We komen terug op de evolutie op aarde. Er wordt gezegd dat de stroom monaden eerst begint om de hele massa materie om te vormen, die zich bevindt in wat men elementale toestanden noemt waarin alles gasvormig of vurig is. Want volgens de oude en ware theorie is er geen evolutie mogelijk zonder de monade als bezielend instrument. In dit eerste stadium is er dier noch plant. Dan komt het minerale stadium, waarin de hele massa verhardt, en alle monaden daarin zijn opgesloten. Daarna gaan de eerste monaden plantenvormen binnen die zijzelf opbouwen, terwijl er nog geen dieren verschijnen. Vervolgens komt de eerste groep monaden uit het plantenrijk tevoorschijn en brengt het dier voort, daarna het menselijke astrale en schaduwachtige model, en dan hebben we mineralen, planten, dieren en de toekomstige mensen, want de tweede en volgende groepen zijn nog bezig zich in de lagere rijken te ontwikkelen. Wanneer het punt halverwege de vierde ronde wordt bereikt, zijn er geen monaden meer die het menselijk stadium bereiken en dat blijft zo tot een nieuwe planetaire massa – wedergeboren uit de onze – wordt gevormd. Dit is een ruwe schets van het hele proces waarbij echter veel bijzonderheden zijn weggelaten, want in één van de ronden verschijnt de mens eerder dan de dieren. Maar deze bijzonderheid hoeft niet tot verwarring te leiden.

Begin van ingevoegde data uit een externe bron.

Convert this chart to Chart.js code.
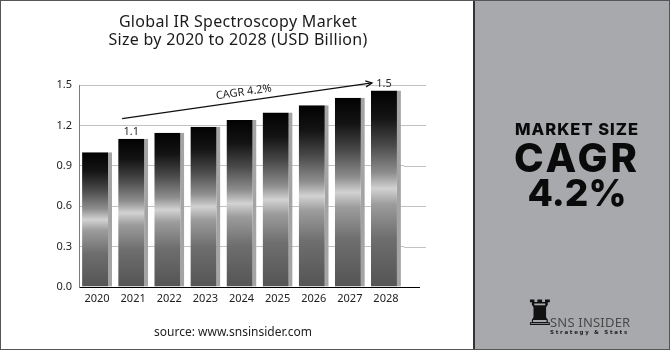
<!DOCTYPE html>
<html>
<head>
<meta charset="utf-8">
<script src="https://cdn.jsdelivr.net/npm/chart.js@4.4.0/dist/chart.umd.min.js"></script>
<style>
  body { margin: 0; background: #fff; }
  #wrap { position: relative; width: 670px; height: 350px; overflow: hidden; font-family: "Noto Sans", sans-serif; }
  #frame { position: absolute; left: 0; top: 0; width: 668px; height: 348px; border: 1px solid #555; }
  #chart { position: absolute; left: 0; top: 0; }
  .title { position: absolute; left: 0; width: 476px; text-align: center; font-size: 16px; letter-spacing: 0.3px; line-height: 18px; color: #1a1a1a; white-space: nowrap; }
  #source { position: absolute; left: 0; width: 466px; top: 324px; text-align: center; font-size: 12px; line-height: 16px; color: #222; }
  #side { position: absolute; left: 473px; top: 1px; width: 194px; height: 348px; background: #a8a9ac; border-left: 2px solid #333; }
  .big { position: absolute; left: 0; width: 204px; text-align: center; font-family: Inter, sans-serif; font-weight: 800; color: #0a0a0a; white-space: nowrap; }
  #rook { position: absolute; left: 49px; top: 292px; font-family: "DejaVu Sans", sans-serif; font-size: 35px; line-height: 40px; color: #111; }
  #brand { position: absolute; left: 75px; top: 314px; font-family: "Noto Sans", sans-serif; font-size: 13px; line-height: 14px; color: #4a4a4a; letter-spacing: 0.2px; }
  #tag { position: absolute; left: 75px; top: 328px; font-family: "DejaVu Sans", sans-serif; font-weight: bold; font-size: 5.5px; line-height: 6px; color: #222; letter-spacing: 1.7px; }
</style>
</head>
<body>
<div id="wrap">
  <canvas id="chart" width="473" height="350"></canvas>
  <div class="title" style="top:12px">Global IR Spectroscopy Market</div>
  <div class="title" style="top:29.5px">Size by 2020 to 2028 (USD Billion)</div>
  <div id="source">source: www.snsinsider.com</div>
  <div id="side">
    <div class="big" style="top:120px;font-size:16.5px;line-height:16px;letter-spacing:1px">MARKET SIZE</div>
    <div class="big" style="top:137px;font-size:40px;line-height:40px;letter-spacing:3px">CAGR</div>
    <div class="big" style="top:173px;font-size:37px;line-height:37px">4.2%</div>
    <div id="rook">&#9820;</div>
    <div id="brand">SNS INSIDER</div>
    <div id="tag">Strategy &amp; Stats</div>
  </div>
  <div id="frame"></div>
</div>
<script>
// Market size by year (USD Billion)
const years = ['2020', '2021', '2022', '2023', '2024', '2025', '2026', '2027', '2028'];
const sizes = [1.0, 1.1, 1.145, 1.19, 1.24, 1.295, 1.35, 1.405, 1.46];
const yTicks = [0, 0.3, 0.6, 0.9, 1.2, 1.5];
const labelled = [1, 8];            // bars that carry a value label
const labelText = ['1.1', '1.5'];
const cagrText = 'CAGR 4.2%';
const cagrFrom = [1, 1.25];         // [bar index, value]
const cagrTo = [8, 1.515];

// extra bits: grid/axis overhang, value labels, the CAGR arrow
const extras = {
    id: 'extras',
    beforeDatasetsDraw(chart) {
        const { ctx, chartArea, scales: { y } } = chart;
        ctx.save();
        ctx.lineWidth = 1;
        ctx.strokeStyle = '#c2c2c2';
        yTicks.forEach(v => {
            if (v === 0) return;
            const py = Math.round(y.getPixelForValue(v)) + 0.5;
            ctx.beginPath();
            ctx.moveTo(chartArea.right, py);
            ctx.lineTo(chartArea.right + 22, py);
            ctx.stroke();
        });
        ctx.strokeStyle = '#000';
        const p0 = Math.round(y.getPixelForValue(0)) + 0.5;
        ctx.beginPath();
        ctx.moveTo(chartArea.right, p0);
        ctx.lineTo(chartArea.right + 16, p0);
        ctx.stroke();
        ctx.restore();
    },
    afterDatasetsDraw(chart) {
        const { ctx, scales: { x, y } } = chart;
        const bars = chart.getDatasetMeta(0).data;
        ctx.save();
        ctx.fillStyle = '#2a2a2a';
        ctx.font = '11px "Noto Sans"';
        ctx.textAlign = 'center';
        ctx.textBaseline = 'middle';
        labelled.forEach((i, k) => {
            ctx.fillText(labelText[k], bars[i].x - 2, bars[i].y - 7);
        });

        // CAGR arrow
        const x1 = x.getPixelForValue(cagrFrom[0]) - 11, y1 = y.getPixelForValue(cagrFrom[1]);
        const x2 = x.getPixelForValue(cagrTo[0]) - 14, y2 = y.getPixelForValue(cagrTo[1]);
        const ang = Math.atan2(y2 - y1, x2 - x1);
        ctx.strokeStyle = '#111';
        ctx.lineWidth = 1.3;
        ctx.beginPath();
        ctx.moveTo(x1, y1);
        ctx.lineTo(x2, y2);
        ctx.stroke();
        ctx.beginPath();
        ctx.moveTo(x2 - 7 * Math.cos(ang - 0.45), y2 - 7 * Math.sin(ang - 0.45));
        ctx.lineTo(x2, y2);
        ctx.lineTo(x2 - 7 * Math.cos(ang + 0.45), y2 - 7 * Math.sin(ang + 0.45));
        ctx.stroke();

        ctx.translate((x1 + x2) / 2, (y1 + y2) / 2);
        ctx.rotate(ang);
        ctx.fillStyle = '#1a1a1a';
        ctx.fillText(cagrText, -2, -9);
        ctx.restore();
    }
};

function barGradient(c) {
    const chart = c.chart;
    const y = chart.scales.y;
    if (!chart.chartArea || !y) return '#333';
    const top = y.getPixelForValue(sizes[c.dataIndex]);
    const bottom = y.getPixelForValue(0);
    const g = chart.ctx.createLinearGradient(0, top, 0, bottom);
    g.addColorStop(0, '#020202');
    g.addColorStop(0.14, '#141414');
    g.addColorStop(0.28, '#4a4a4a');
    g.addColorStop(0.42, '#8e8e8e');
    g.addColorStop(0.5, '#d2d2d2');
    g.addColorStop(0.58, '#9c9c9c');
    g.addColorStop(0.75, '#6e6e6e');
    g.addColorStop(1, '#545454');
    return g;
}

new Chart(document.getElementById('chart'), {
    type: 'bar',
    data: {
        labels: years,
        datasets: [{
            data: sizes,
            backgroundColor: barGradient,
            borderColor: '#a4a4a4',
            borderWidth: { top: 0, right: 4, bottom: 0, left: 0 },
            borderSkipped: false,
            barPercentage: 0.83,
            categoryPercentage: 1
        }]
    },
    options: {
        responsive: false,
        animation: false,
        events: [],
        layout: { padding: { top: 85, right: 69, bottom: 43, left: 0 } },
        plugins: { legend: { display: false }, tooltip: { enabled: false } },
        scales: {
            x: {
                grid: { display: false, drawTicks: false },
                border: { display: true, color: '#000', width: 1 },
                ticks: { color: '#222', font: { family: 'Noto Sans', size: 11 }, padding: 5 },
                afterFit: s => { s.height = 20; }
            },
            y: {
                min: 0,
                max: 1.5,
                afterBuildTicks: s => { s.ticks = yTicks.map(v => ({ value: v })); },
                grid: { color: '#c2c2c2', drawTicks: false },
                border: { display: true, color: '#7a7a7a', width: 1 },
                ticks: {
                    color: '#222',
                    font: { family: 'Noto Sans', size: 11 },
                    padding: 7,
                    callback: v => v.toFixed(1)
                },
                afterFit: s => { s.width = 79; }
            }
        }
    },
    plugins: [extras]
});
</script>
</body>
</html>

Anders gezegd: Het werkplan ontstaat eerst in het universele denkvermogen, waarna het astrale model of de astrale basis wordt gevormd, en wanneer dat astrale model gereed is, wordt het hele proces herhaald om de stof te verdichten tot het midden van de vierde ronde. Daarna – en dat is onze toekomst – wordt de hele massa vergeestelijkt en voorzien van volledig bewustzijn en wordt de hele groep bollen tot een hoger gebied van ontwikkeling verheven. In bovengenoemd verdichtingsproces treedt een verandering op wanneer de mens op de planeet verschijnt. Maar over deze details hebben de leraren alleen gezegd ‘dat het werkplan bij de tweede ronde verandert, maar de wijziging zal aan deze generatie niet worden bekendgemaakt’. Daarom is het voor mij onmogelijk haar te geven. Maar er bestaat geen vaagheid over het feit dat zeven grote rassen hier op deze planeet tot ontwikkeling moeten komen, en dat de hele verzameling rassen zeven keer rond de hele reeks van zeven bollen moet gaan.
Mensen verschenen hier eerst niet in twee geslachten. De eersten hadden geen geslacht, daarna veranderden ze in hermafrodieten en ten slotte scheidden ze zich in man en vrouw. En deze scheiding bij de mensen in man en vrouw vond meer dan 18.000.000 jaar geleden plaats. Daarom wordt in die oude scholen gezegd dat onze mensheid iets meer dan 18.000.000 jaar oud is.